In my paper, I will use Cicero’s letters of exile to retrace the Roman-centric conception of the world to the late years of the Republic. In my interpretive approach to the epistolography of exile (Att. 3.8, 14-15, 19-21, 26-27; 4.1-3. Fam. 5.4, 14.2), I will agree with McIntosh’s proposal of a perplexed vs linear description of space based on Cicero’s emotional state. However, I will refrain from the psychological determinism of McIntosh’s analysis in favour of a spatial awareness of the Roman world based on Cicero’s perceptual evaluation of Rome’s institutional stability. I will borrow Riggsby’s (2002) interpretive method of the post reditum speeches (ad S.; ad. P.; De Domo Sua) and his analysis on Cicero’s ‘counter history’ narrative to argue that the perceived political reality of Rome, as it is retrospectively presented by Cicero, impacts his understanding of space. When Cicero perceived the institutional collapse of Rome (Rem Publicam esse nullam putavi, PRP 14), the spatial coherence of the Roman world dissolved (neque mihi locum … esse, ibid). And vice versa, when the political reality in Rome was reinstated during his return, his spatial conception became linear and coherent.

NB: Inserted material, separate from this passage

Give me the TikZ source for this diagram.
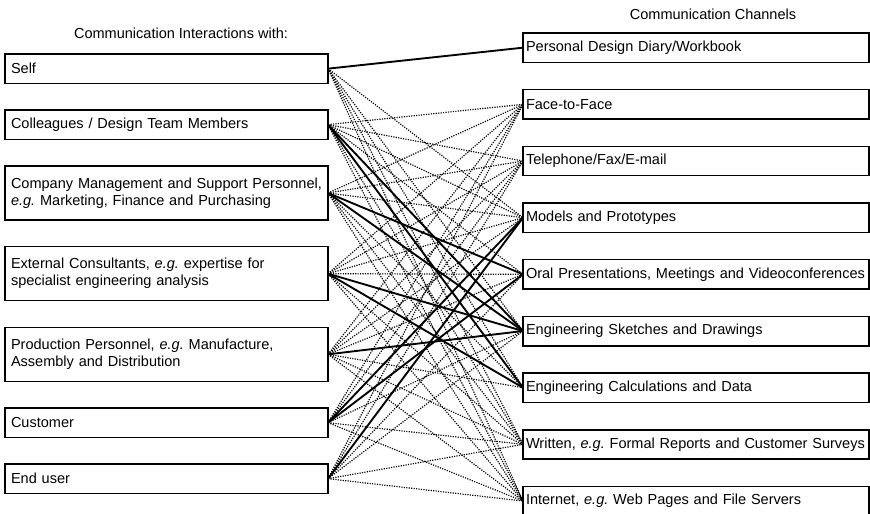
\documentclass[tikz,border=0pt]{standalone}
\usepackage{fontspec}
\setmainfont{Liberation Sans}
\usetikzlibrary{positioning}

\begin{document}
\begin{tikzpicture}[x=0.03cm, y=-0.03cm, node distance=0.8cm]
    \hyphenpenalty=10000 \exhyphenpenalty=10000
    \tikzstyle{interaction} = [rectangle, draw=black, line width=1.4pt,
        outer sep=0pt, text width=9.33cm, inner xsep=0.18cm, inner ysep=0pt,
        minimum height=0.88cm, align=left, font=\fontsize{12.4}{14.5}\selectfont]
    \tikzstyle{channel} = [rectangle, draw=black, line width=1.4pt,
        outer sep=0pt, text width=10.2cm, inner xsep=0.09cm, inner ysep=0pt,
        minimum height=0.88cm, align=left, font=\fontsize{12.4}{14.5}\selectfont]
    \tikzstyle{heading} = [font=\fontsize{12.4}{14.5}\selectfont]
    \tikzstyle{link} = [line width=1pt, dash pattern=on 1pt off 1.1pt]
    \tikzstyle{mainlink} = [line width=1.6pt]

    \useasboundingbox (0,0) rectangle (870,514);

    \node (ttlleft) [heading] at (181,33) {Communication Interactions with:};
    \node (ttlright) [heading] at (713,14) {Communication Channels};

    % who the designer talks with
    \node (self) [interaction, anchor=north west] at (5,54) {Self};
    \node (team) [interaction, below=of self] {Colleagues / Design Team Members};
    \node (mgmt) [interaction, below=of team, minimum height=1.62cm]
        {Company Management and Support Personnel, \\
        \textit{e.g.}\ Marketing, Finance and Purchasing};
    \node (consult) [interaction, below=of mgmt, minimum height=1.62cm]
        {External Consultants, \textit{e.g.}\ expertise for \\
        specialist engineering analysis};
    \node (prod) [interaction, below=of consult, minimum height=1.62cm]
        {Production Personnel, \textit{e.g.}\ Manufacture, \\
        Assembly and Distribution};
    \node (cust) [interaction, below=of prod] {Customer};
    \node (user) [interaction, below=of cust] {End user};

    % the channels used
    \node (diary) [channel, anchor=north west] at (523,33)
        {Personal Design Diary/Workbook};
    \node (face) [channel, below=0.82cm of diary] {Face-to-Face};
    \node (phone) [channel, below=0.82cm of face] {Telephone/Fax/E-mail};
    \node (models) [channel, below=0.82cm of phone] {Models and Prototypes};
    \node (oral) [channel, below=0.82cm of models]
        {Oral Presentations, Meetings and Videoconferences};
    \node (sketch) [channel, below=0.82cm of oral]
        {Engineering Sketches and Drawings};
    \node (calc) [channel, below=0.82cm of sketch]
        {Engineering Calculations and Data};
    \node (written) [channel, below=0.82cm of calc]
        {Written, \textit{e.g.}\ Formal Reports and Customer Surveys};
    \node (web) [channel, below=0.82cm of written]
        {Internet, \textit{e.g.}\ Web Pages and File Servers};

    % occasional links
    \draw [link] (self.east) -- (models.west);
    \draw [link] (self.east) -- (sketch.west);
    \draw [link] (self.east) -- (calc.west);
    \draw [link] (self.east) -- (written.west);
    \draw [link] (self.east) -- (web.west);

    \draw [link] (team.east) -- (face.west);
    \draw [link] (team.east) -- (phone.west);
    \draw [link] (team.east) -- (models.west);
    \draw [link] (team.east) -- (oral.west);
    \draw [link] (team.east) -- (written.west);
    \draw [link] (team.east) -- (web.west);

    \draw [link] (mgmt.east) -- (face.west);
    \draw [link] (mgmt.east) -- (phone.west);
    \draw [link] (mgmt.east) -- (models.west);
    \draw [link] (mgmt.east) -- (calc.west);
    \draw [link] (mgmt.east) -- (written.west);
    \draw [link] (mgmt.east) -- (web.west);

    \draw [link] (consult.east) -- (face.west);
    \draw [link] (consult.east) -- (phone.west);
    \draw [link] (consult.east) -- (models.west);
    \draw [link] (consult.east) -- (oral.west);
    \draw [link] (consult.east) -- (written.west);
    \draw [link] (consult.east) -- (web.west);

    \draw [link] (prod.east) -- (face.west);
    \draw [link] (prod.east) -- (phone.west);
    \draw [link] (prod.east) -- (models.west);
    \draw [link] (prod.east) -- (oral.west);
    \draw [link] (prod.east) -- (calc.west);
    \draw [link] (prod.east) -- (written.west);
    \draw [link] (prod.east) -- (web.west);

    \draw [link] (cust.east) -- (face.west);
    \draw [link] (cust.east) -- (phone.west);
    \draw [link] (cust.east) -- (sketch.west);
    \draw [link] (cust.east) -- (written.west);
    \draw [link] (cust.east) -- (web.west);

    \draw [link] (user.east) -- (face.west);
    \draw [link] (user.east) -- (phone.west);
    \draw [link] (user.east) -- (oral.west);
    \draw [link] (user.east) -- (sketch.west);
    \draw [link] (user.east) -- (written.west);
    \draw [link] (user.east) -- (web.west);

    % main links
    \draw [mainlink] (self.east) -- (diary.west);
    \draw [mainlink] (team.east) -- (sketch.west);
    \draw [mainlink] (team.east) -- (calc.west);
    \draw [mainlink] (mgmt.east) -- (oral.west);
    \draw [mainlink] (mgmt.east) -- (sketch.west);
    \draw [mainlink] (consult.east) -- (sketch.west);
    \draw [mainlink] (consult.east) -- (calc.west);
    \draw [mainlink] (prod.east) -- (sketch.west);
    \draw [mainlink] (cust.east) -- (models.west);
    \draw [mainlink] (cust.east) -- (oral.west);
    \draw [mainlink] (user.east) -- (models.west);
\end{tikzpicture}
\end{document}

The conceptual production of the Greco-Roman world as presented in Cicero’s epistolography of exile has been mainly examined on the basis of his emotional disposition. I will note refute the psychological significance that McIntosh identifies in the letters. The purpose of my argument is to introduce a secondary premise -next to the psychological focus- comprised of the cognitive appraisal of the political reality and the consequent impact that it has on one’s spatial conception.